That’s because it’s usually hidden away—behind barred windows and locked doors. We’ve heard it’s happening, we know it’s happening, but we don’t get to see it.
But all that changed when a video of a large female mental health worker torturing a small 13-year-old child, Charlie, shocked a Winchester, Virginia, Circuit Court jury, which watched in horror as she dragged Charlie across the floor by a shirt wrapped around his neck.
It took the seven-person jury just three hours of deliberation to award $20 million against both defendants.
Stunned by the inexcusable violence, the jury voted unanimously for a $20 million verdict against Grafton’s Berryville Psychiatric Residential Treatment Facility in Virginia, and Michelle Yates, the worker who abused Charlie.
Grafton intentionally erased a separate video of the aftermath of the incident, preventing it from being produced as evidence.
But Clarke County Sheriff’s Office Chief Deputy Patricia Putnam, who had viewed the “disappeared” camera footage, testified that the footage showed an abandoned Charlie screaming, seeking help and, in desperation, attempting to strangle himself. He was alone in that hallway for at least forty-two seconds before another staff member arrived.
So, already terrified and alone behind a slammed door, little Charlie was left with no one to help him.
It was a recipe for lasting trauma, and his attorneys demonstrated that was exactly what he endured.
“I did not intend to hurt [the plaintiff],” Yates said during the trial. “My number one priority was to keep [the plaintiff] safe.”
And how, exactly, was dragging the young boy across the room by a shirt wrapped around his neck and tossing him in a deserted corridor supposed to keep him “safe”?
It sounds like the only person Charlie needed to be kept safe from was Yates.

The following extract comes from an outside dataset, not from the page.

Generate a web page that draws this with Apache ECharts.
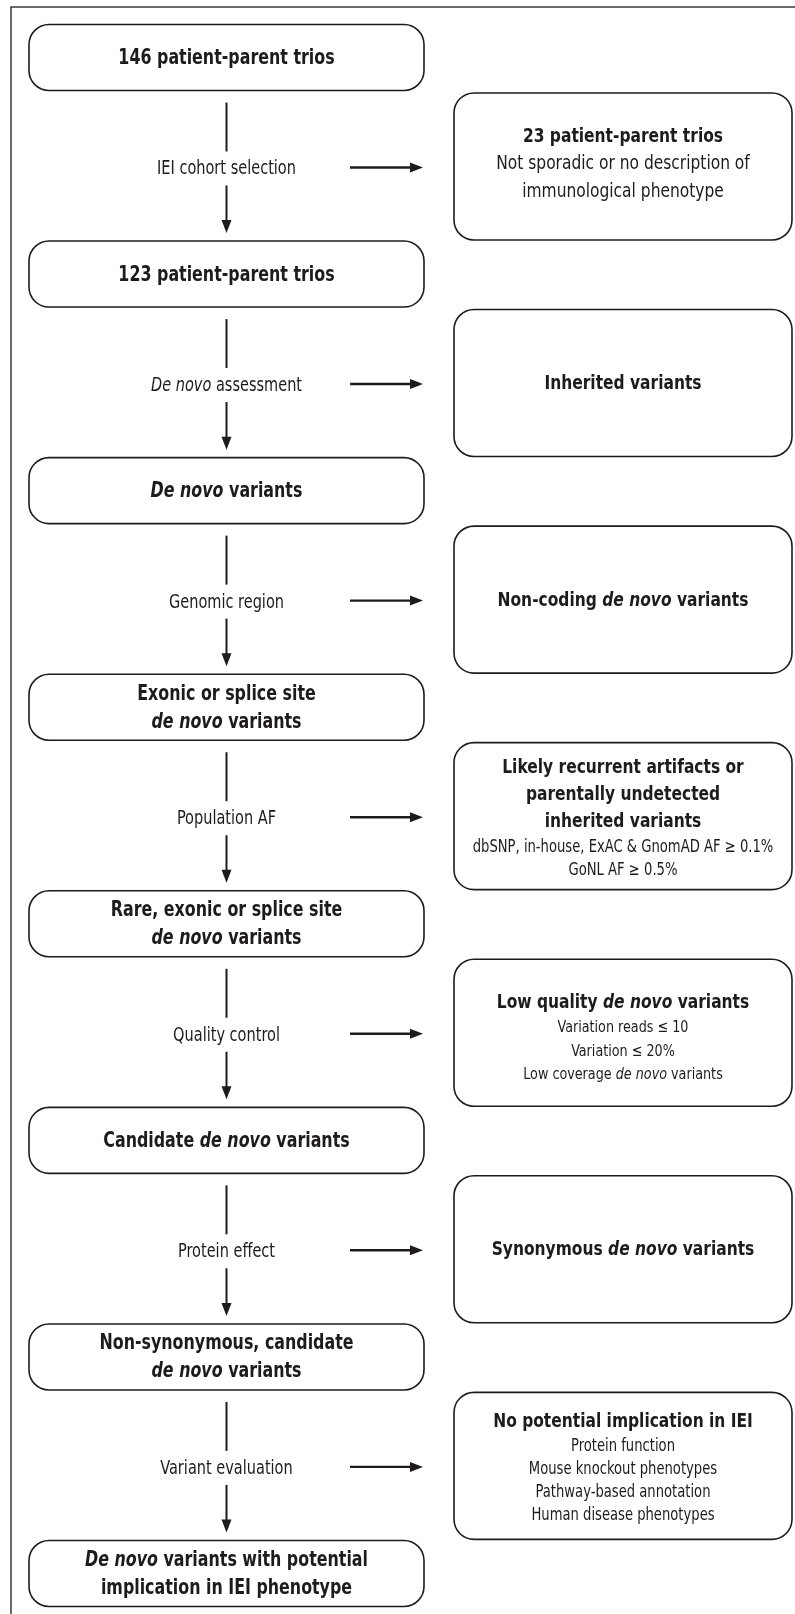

The plaintiff’s attorneys sought a $6 million award before trial—the limits of Grafton’s policy—but the insurance company offered just $60,000. The defense increased the offer to $500,000 a week before trial, then dropped it to $250,000 during trial (bad move).
It took the seven-person jury just three hours of deliberation to award $20 million against both defendants.
“We are thrilled,” said Gray Broughton, managing partner of Gray Broughton Injury Law, the firm that represented Charlie and his father. “The jury held the defendants accountable.… We are grateful that justice has been served for our client and his family.”
Charlie’s attorneys issued a haunting warning about psychiatric treatment facilities that brutalize and abuse children and the elderly.
“Every one of us has taken a loved one—be it a child, an elderly parent—and taken them to a school, a treatment center, a nursing home or a hospital. We did our research. We spoke with the people there. We shook their hands. And ultimately, we trusted that when we walked away … that our loved one would be safe.
“The case that you are going to hear over the next couple of days is about an institution that offered that trust and then broke it.”
With the jury’s landmark verdict, the psychiatric industry of abuse was held to rare account—this time.
But how many other facilities are doing the same—and hiding their actions behind deleted videos and closed doors?